A fascinating rumination on the nature of work and how the manual trades are studiously dismissed by the college crowd is Shop Class as Soulcraft: An Inquiry into the Value of Work by Matthew B. Shepherd. Shepherd, who held a PhD and worked as a policy wonk inside a think tank, left all that behind to open a motorcycle shop.
From the linked NYT piece: “Though about 70 percent of the roughly 1 million public school students in New York are Black and Latino, about 75 percent of the roughly 16,000 students in gifted elementary school classes are white or Asian American.” Note how Asians get bucketed together with whites to give the impression that there’s some sort of overt segregation going on. A similar split happens when Silicon Valley companies report diversity stats, and Asians suddenly don’t ‘count’ as minority.
Every civilization has had priests whose job it was to maintain the state mythology. Ours is no exception. We simply pretend they aren’t priests and that ours isn’t really a religion. The idea of separation of church and state might be fundamentally flawed: it might be impossible to separate the two. At best we can pretend we’ve done so.
It doesn't surprise me that this highschool is doing away with merit, much like many colleges are starting to.
I'm about 4/5th of the way through Chaos Monkeys. I'm liking what comes across as a mix of personal honesty and cynicism, as much as witty characterizations that go throughout.
After this,
"Meritocracy is the propaganda we use to bless the charade"
You say soon after,
"Capitalism is an amoral farce in which every player-investor, employee, entrepreneur, consumer-is complicit"
I think that worse things happen when you suppress the natural outlet to power.
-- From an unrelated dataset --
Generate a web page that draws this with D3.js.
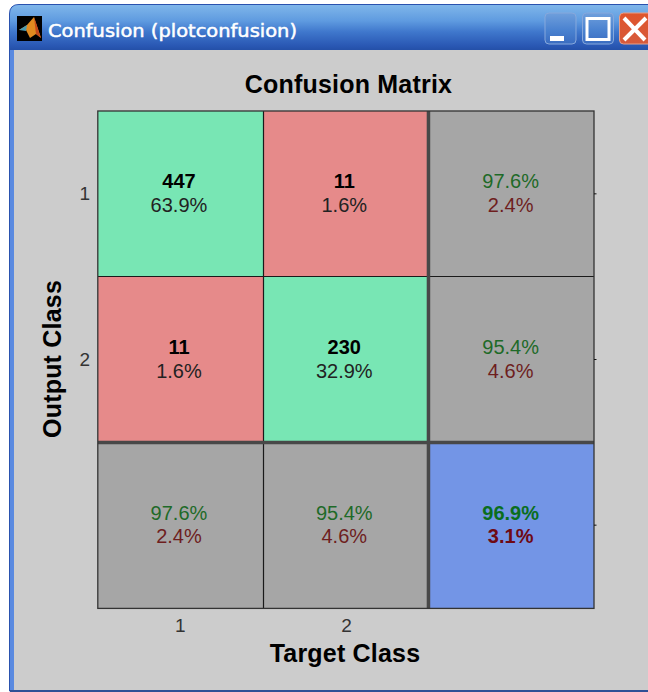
<!DOCTYPE html>
<html><head><meta charset="utf-8">
<script src="https://cdn.jsdelivr.net/npm/d3@7"></script>
<style>html,body{margin:0;padding:0;background:#fff}svg{display:block}</style>
</head><body><svg id="c" width="648" height="692"></svg>
<script>
const windowTitle = "Confusion (plotconfusion)";
const chartTitle = "Confusion Matrix";
const xLabel = "Target Class";
const yLabel = "Output Class";
const classLabels = ["1","2"];
const counts = [447, 11, 11, 230];
const countPct = ["63.9%","1.6%","1.6%","32.9%"];
const correct = [true,false,false,true];
const rowGood = ["97.6%","95.4%"], rowBad = ["2.4%","4.6%"];
const colGood = ["97.6%","95.4%"], colBad = ["2.4%","4.6%"];
const totalGood = "96.9%", totalBad = "3.1%";

const svg = d3.select("#c");
const F = "Arial, 'Liberation Sans', sans-serif";
const defs = svg.append("defs");
const tg = defs.append("linearGradient").attr("id","tb").attr("x1",0).attr("x2",0).attr("y1",0).attr("y2",1);
[[0,"#7fb6ea"],[.35,"#5f9be0"],[.6,"#3f77cc"],[.9,"#2a58b4"],[1,"#2450a8"]].forEach(d=>tg.append("stop").attr("offset",d[0]).attr("stop-color",d[1]));
const bg = defs.append("linearGradient").attr("id","btn").attr("x1",0).attr("x2",0).attr("y1",0).attr("y2",1);
[[0,"#6f9fdc"],[.55,"#4a82d0"],[1,"#3a6cc0"]].forEach(d=>bg.append("stop").attr("offset",d[0]).attr("stop-color",d[1]));
const cg = defs.append("linearGradient").attr("id","cls").attr("x1",0).attr("x2",0).attr("y1",0).attr("y2",1);
[[0,"#e0552c"],[1,"#d65a3c"]].forEach(d=>cg.append("stop").attr("offset",d[0]).attr("stop-color",d[1]));

// window frame
svg.append("path").attr("d","M9.5,691 V14 Q9.5,4.5 19,4.5 H648 V691 Z").attr("fill","#3f6fd0").attr("stroke","#2a52ae").attr("stroke-width",1);
svg.append("path").attr("d","M10,50 V14 Q10,5 19,5 H648 V50 Z").attr("fill","url(#tb)");
svg.append("rect").attr("x",14).attr("y",50).attr("width",634).attr("height",640).attr("fill","#cccccc");
svg.append("rect").attr("x",10).attr("y",50).attr("width",4).attr("height",641).attr("fill","#5a8ae0");
svg.append("rect").attr("x",10).attr("y",690).attr("width",638).attr("height",2).attr("fill","#2f4f96");

// icon
svg.append("rect").attr("x",17).attr("y",16).attr("width",25).attr("height",25).attr("fill","#000");
svg.append("path").attr("d","M19,30 L27,25 L34,17 L41,38 L36,34 L30,38 L26,30 Z").attr("fill","#e08a20");
svg.append("path").attr("d","M34,17 L41,38 L36,34 Z").attr("fill","#c4481a");
svg.append("path").attr("d","M19,30 L27,25 L26,31 Z").attr("fill","#4a9ab0");

svg.append("text").attr("x",48).attr("y",36.5).attr("font-family","'DejaVu Sans'").attr("font-size",18)
  .attr("stroke","#fff").attr("stroke-width",.5)
  .attr("textLength",249).attr("lengthAdjust","spacingAndGlyphs").attr("fill","#fff").text(windowTitle);

// window buttons
svg.append("rect").attr("x",545).attr("y",13).attr("width",31).attr("height",31).attr("rx",4).attr("fill","url(#btn)").attr("stroke","#86a8dc");
svg.append("rect").attr("x",550).attr("y",36).attr("width",14).attr("height",5).attr("fill","#fff");
svg.append("rect").attr("x",582.5).attr("y",13).attr("width",31).attr("height",31).attr("rx",4).attr("fill","url(#btn)").attr("stroke","#86a8dc");
svg.append("rect").attr("x",587).attr("y",18.5).attr("width",22).attr("height",21).attr("fill","none").attr("stroke","#fff").attr("stroke-width",3);
svg.append("rect").attr("x",619.5).attr("y",13).attr("width",40).attr("height",31).attr("rx",4).attr("fill","url(#cls)").attr("stroke","#e8a088");
svg.append("path").attr("d","M624,18 L645,40 M646,18 L624,40").attr("stroke","#fff").attr("stroke-width",4).attr("fill","none");

// plot
const cols = [0,1,2];
const x = d3.scaleBand().domain(cols).range([98,594]);
const y = d3.scaleBand().domain(cols).range([111,608]);
const GREEN="#78e6b4", RED="#e68a8a", GRAY="#a6a6a6", BLUE="#7395e6";
const cells=[];
classLabels.forEach((_,r)=>classLabels.forEach((_,c)=>{
  const i=r*2+c;
  cells.push({r,c,fill:correct[i]?GREEN:RED,a:String(counts[i]),b:countPct[i],ca:"#000",cb:"#222",boldA:true,boldB:false});
}));
classLabels.forEach((_,r)=>cells.push({r,c:2,fill:GRAY,a:rowGood[r],b:rowBad[r],ca:"#1e6a28",cb:"#6e1e1e",boldA:false,boldB:false}));
classLabels.forEach((_,c)=>cells.push({r:2,c,fill:GRAY,a:colGood[c],b:colBad[c],ca:"#1e6a28",cb:"#6e1e1e",boldA:false,boldB:false}));
cells.push({r:2,c:2,fill:BLUE,a:totalGood,b:totalBad,ca:"#0a6e1e",cb:"#6e0a14",boldA:true,boldB:true});

const g=svg.append("g");
g.selectAll("rect").data(cells).join("rect")
 .attr("x",d=>x(d.c)).attr("y",d=>y(d.r)).attr("width",x.bandwidth()).attr("height",y.bandwidth()).attr("fill",d=>d.fill);

// grid lines
const px=v=>Math.floor(v)+.5;
const gl=svg.append("g");
gl.append("line").attr("x1",px(x(1))).attr("x2",px(x(1))).attr("y1",111).attr("y2",608).attr("stroke","#1a1a1a").attr("stroke-width",1.2);
gl.append("line").attr("y1",px(y(1))).attr("y2",px(y(1))).attr("x1",98).attr("x2",594).attr("stroke","#1a1a1a").attr("stroke-width",1.2);
gl.append("line").attr("x1",x(2)-.2).attr("x2",x(2)-.2).attr("y1",111).attr("y2",608).attr("stroke","#484848").attr("stroke-width",3.5);
gl.append("line").attr("y1",y(2)+.2).attr("y2",y(2)+.2).attr("x1",98).attr("x2",594).attr("stroke","#484848").attr("stroke-width",3.5);
svg.append("rect").attr("x",97.8).attr("y",111).attr("width",496.2).attr("height",497.4).attr("fill","none").attr("stroke","#333").attr("stroke-width",1.3);

// cell text
const cx=d=>x(d.c)+x.bandwidth()/2+(d.c===2?-.7:-1.7);
const t=svg.append("g").attr("font-family",F).attr("text-anchor","middle").attr("font-size",20);
t.selectAll(".a").data(cells).join("text").attr("class","a").attr("x",cx).attr("y",d=>y(d.r)+y.bandwidth()/2-5.5)
 .attr("fill",d=>d.ca).attr("font-weight",d=>d.boldA?"bold":"normal").text(d=>d.a);
t.selectAll(".b").data(cells).join("text").attr("class","b").attr("x",cx).attr("y",d=>y(d.r)+y.bandwidth()/2+18)
 .attr("fill",d=>d.cb).attr("font-weight",d=>d.boldB?"bold":"normal").text(d=>d.b);

// right ticks
svg.append("g").selectAll("line").data(cols).join("line").attr("x1",594).attr("x2",596.5)
  .attr("y1",d=>y(d)+y.bandwidth()/2).attr("y2",d=>y(d)+y.bandwidth()/2).attr("stroke","#111");

// tick labels
const ax=svg.append("g").attr("font-family",F).attr("font-size",19).attr("fill","#333");
ax.selectAll(".xt").data(classLabels).join("text").attr("class","xt").attr("x",(d,i)=>x(i)+x.bandwidth()/2+(i?.5:-.5)).attr("y",632).attr("text-anchor","middle").text(d=>d);
ax.selectAll(".yt").data(classLabels).join("text").attr("class","yt").attr("x",90).attr("y",(d,i)=>y(i)+y.bandwidth()/2+6).attr("text-anchor","end").text(d=>d);

// titles
const T=svg.append("g").attr("font-family",F).attr("font-weight","bold").attr("font-size",25).attr("letter-spacing",.2).attr("fill","#000").attr("text-anchor","middle");
T.append("text").attr("x",348.5).attr("y",93).text(chartTitle);
T.append("text").attr("x",345).attr("y",662).text(xLabel);
T.append("text").attr("transform","translate(61,359) rotate(-90)").text(yLabel);
</script></body></html>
"There are worse ways of monetizing sociopathy than startups. If you know better ways, I'm listening" (p. 148).
Denying meritocracy in education is withholding an outlet for children to prove their intelligence. Moreover, it's denying manhood in itself: be smarter, be rich, be fit, be funny, to get that better mate. I'm not sure how familiar you are with the whole redpill/etc community but all this is a backlash to the coddling from school authorities growing up. When you were ousted from the apple job, people treated your book like an incel manifesto for convenience's sake. Tattletelling to the teacher, someone said something bad.
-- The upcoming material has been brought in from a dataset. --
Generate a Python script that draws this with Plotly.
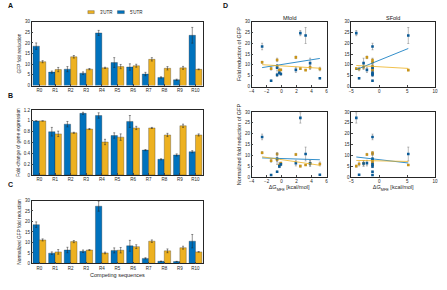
import numpy as np
import plotly.graph_objects as go

cats = ["R0", "R1", "R2", "R3", "R4", "R5", "R6", "R7", "R8", "R9", "R10"]
legend_names = ["3'UTR", "5'UTR"]

# Panel A: GFP fold reduction
a_5 = [18.5, 6.3, 7.7, 5.8, 24.7, 10.8, 8.7, 5.4, 3.8, 2.7, 23.6]
a_5_err = [1.5, 0.5, 1.2, 0.6, 1.2, 2.3, 1.5, 0.8, 0.3, 0.3, 3.7]
a_3 = [11.2, 7.5, 13.5, 7.7, 8.3, 8.9, 9.3, 12.3, 8.1, 8.3, 7.6]
a_3_err = [0.5, 1.0, 0.6, 0.3, 0.3, 1.0, 0.7, 0.8, 0.8, 0.7, 0.2]

# Panel B: fold-change of gene expression
b_5 = [1.0, 0.80, 0.94, 1.14, 1.10, 0.73, 0.99, 0.46, 0.29, 0.37, 0.43]
b_5_err = [0.0, 0.08, 0.05, 0.02, 0.05, 0.05, 0.11, 0.01, 0.01, 0.02, 0.02]
b_3 = [1.0, 0.76, 0.78, 0.85, 0.61, 0.70, 0.87, 0.87, 0.74, 0.91, 0.74]
b_3_err = [0.0, 0.05, 0.01, 0.01, 0.05, 0.06, 0.03, 0.01, 0.03, 0.03, 0.02]

# Panel C: normalized GFP fold reduction
c_5 = [18.5, 4.9, 6.4, 5.8, 27.3, 6.2, 8.4, 2.4, 1.0, 0.9, 10.6]
c_5_err = [1.3, 0.6, 1.3, 0.6, 2.4, 1.2, 2.6, 0.3, 0.1, 0.1, 3.2]
c_3 = [11.2, 5.5, 10.4, 6.4, 5.0, 6.3, 8.0, 10.6, 6.0, 7.5, 5.5]
c_3_err = [0.5, 1.1, 0.5, 0.2, 0.4, 1.3, 0.9, 0.6, 0.9, 0.7, 0.1]

# Panel D: free energies of the competing sequences
dg_mfold = [-2.6, -0.3, 1.9, -0.1, 2.5, 3.8, -0.6, -0.6, 5.1, -1.4, 3.2]
dg_sfold = [-1.2, -1.2, -2.2, -1.2, -4.1, -2.8, -1.2, -1.2, -3.6, -1.2, 5.2]

BLUE = "#0072BD"
YELLOW = "#EDB120"
AX = "#262626"
FONT = "Liberation Sans"
W, H = 447, 290


def dom_x(a, b):
    return [a / W, b / W]


def dom_y(top, bottom):
    return [1 - bottom / H, 1 - top / H]


fig = go.Figure()

bar_panels = [
    ("", a_5, a_5_err, a_3, a_3_err, (20, 85), "GFP fold reduction", [0, 30], 5),
    ("2", b_5, b_5_err, b_3, b_3_err, (110, 176), "Fold-change of gene expression", [0, 1.2], 0.2),
    ("3", c_5, c_5_err, c_3, c_3_err, (202, 266), "Normalized GFP fold reduction", [0, 30], 5),
]

layout = dict(
    width=W, height=H, margin=dict(l=0, r=0, t=0, b=0),
    paper_bgcolor="white", plot_bgcolor="white",
    font=dict(family=FONT, size=5, color=AX),
    barmode="group", bargap=0.18, bargroupgap=0.0,
    showlegend=False,
)

xpos = list(range(len(cats)))

for sfx, v5, e5, v3, e3, (top, bot), ttl, yr, dt in bar_panels:
    xa = "x" + sfx
    ya = "y" + sfx
    fig.add_trace(go.Bar(x=xpos, y=v5, name=legend_names[1],
                         marker=dict(color=BLUE, line=dict(color=AX, width=0.3)),
                         error_y=dict(type="data", array=e5, color=AX, thickness=0.5, width=1),
                         xaxis=xa, yaxis=ya, offsetgroup="5"))
    fig.add_trace(go.Bar(x=xpos, y=v3, name=legend_names[0],
                         marker=dict(color=YELLOW, line=dict(color=AX, width=0.3)),
                         error_y=dict(type="data", array=e3, color=AX, thickness=0.5, width=1),
                         xaxis=xa, yaxis=ya, offsetgroup="3"))
    layout["xaxis" + sfx] = dict(domain=dom_x(29, 203), anchor=ya, range=[-0.5, 10.5],
                                 tickvals=xpos, ticktext=cats, ticks="inside", ticklen=2,
                                 showline=True, linecolor=AX, linewidth=0.5, mirror=True,
                                 showgrid=False, zeroline=False, tickfont=dict(size=4.5))
    layout["yaxis" + sfx] = dict(domain=dom_y(top, bot), anchor=xa, range=yr, dtick=dt,
                                 ticks="inside", ticklen=2, showline=True, linecolor=AX,
                                 linewidth=0.5, mirror=True, showgrid=False, zeroline=False,
                                 tickfont=dict(size=4.5),
                                 title=dict(text=ttl, font=dict(size=4.8), standoff=3))

layout["xaxis3"]["title"] = dict(text="Competing sequences", font=dict(size=5.5), standoff=3)

# Panel D scatter subplots
scat = [
    ("4", dg_mfold, a_5, a_5_err, a_3, a_3_err, (252, 328), (20, 86), [-4, 6], 2, "Fold reduction of GFP", "Mfold", False),
    ("5", dg_sfold, a_5, a_5_err, a_3, a_3_err, (353, 438), (20, 86), [-5, 10], 5, None, "SFold", False),
    ("6", dg_mfold, c_5, c_5_err, c_3, c_3_err, (252, 328), (112, 178), [-4, 6], 2, "Normalized fold reduction of GFP", None, True),
    ("7", dg_sfold, c_5, c_5_err, c_3, c_3_err, (353, 438), (112, 178), [-5, 10], 5, None, None, True),
]

annotations = []
shapes = []
for sfx, xs, v5, e5, v3, e3, (xl, xr), (top, bot), xr_, xdt, ytitle, ptitle, xlab in scat:
    xa = "x" + sfx
    ya = "y" + sfx
    for vals, errs, col in ((v3, e3, "#C8941A"), (v5, e5, "#0A5A96")):
        fig.add_trace(go.Scatter(x=xs, y=vals, mode="markers", xaxis=xa, yaxis=ya,
                                 marker=dict(color=col, size=2.6, symbol="square"),
                                 error_y=dict(type="data", array=errs, color="#777777", thickness=0.5, width=1)))
    for vals, col in ((v5, BLUE), (v3, YELLOW)):
        k, b = np.polyfit(xs, vals, 1)
        lx = np.array([min(xs), max(xs)])
        fig.add_trace(go.Scatter(x=lx, y=k * lx + b, mode="lines", xaxis=xa, yaxis=ya,
                                 line=dict(color=col, width=0.8)))
    layout["xaxis" + sfx] = dict(domain=dom_x(xl, xr), anchor=ya, range=xr_, dtick=xdt,
                                 ticks="inside", ticklen=2, showline=True, linecolor=AX, linewidth=0.5,
                                 mirror=True, showgrid=False, zeroline=False, tickfont=dict(size=4.5))
    if xlab:
        layout["xaxis" + sfx]["title"] = dict(text="ΔG<sub>MFE</sub> [kcal/mol]", font=dict(size=5.5), standoff=2)
    layout["yaxis" + sfx] = dict(domain=dom_y(top, bot), anchor=xa, range=[0, 30], dtick=5,
                                 ticks="inside", ticklen=2, showline=True, linecolor=AX, linewidth=0.5,
                                 mirror=True, showgrid=False, zeroline=False, tickfont=dict(size=4.5))
    if ytitle:
        layout["yaxis" + sfx]["title"] = dict(text=ytitle, font=dict(size=5.5), standoff=3)
    if ptitle:
        annotations.append(dict(text=ptitle, x=(xl + xr) / 2 / W, y=1 - 16 / H, xref="paper", yref="paper",
                                showarrow=False, font=dict(size=5.5, color="#111111"),
                                xanchor="center", yanchor="middle"))

# Manual legend (3'UTR first, then 5'UTR), as in the reference
for (x0, x1, tx), col, name in (((86, 92.5, 96), YELLOW, legend_names[0]),
                                ((116, 123, 127), BLUE, legend_names[1])):
    shapes.append(dict(type="rect", xref="paper", yref="paper", x0=x0 / W, x1=x1 / W,
                       y0=1 - 11.8 / H, y1=1 - 8.8 / H, fillcolor=col, line=dict(color=AX, width=0.3)))
    annotations.append(dict(text=name, x=tx / W, y=1 - 10.3 / H, xref="paper", yref="paper",
                            showarrow=False, font=dict(size=4.5, color="#222222"),
                            xanchor="left", yanchor="middle"))

for letter, px, py in (("A", 3, 4), ("B", 3, 95), ("C", 3, 186), ("D", 221, 4)):
    annotations.append(dict(text="<b>%s</b>" % letter, x=px / W, y=1 - py / H, xref="paper", yref="paper",
                            showarrow=False, font=dict(size=7, color="#111111"),
                            xanchor="left", yanchor="middle"))

layout["annotations"] = annotations
layout["shapes"] = shapes
fig.update_layout(**layout)
fig.write_html("out.html")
I think that it's not surprising there's an increasing rate of women are graduating college more than men. It comes after decades of an equity movement for women. People tell boys from a young age that everything a man becomes is evil. Frankly, I see defeatism in the self directed cynicism you have towards yourself as a startup founder. I know you're purposely exaggerating, which is why it hits the mark. Feeling the necessity to demean yourself as a man for wanting money is a new cultural fad. Social justice is the charade that the corporate machine enacts moreso than pure meritocracy.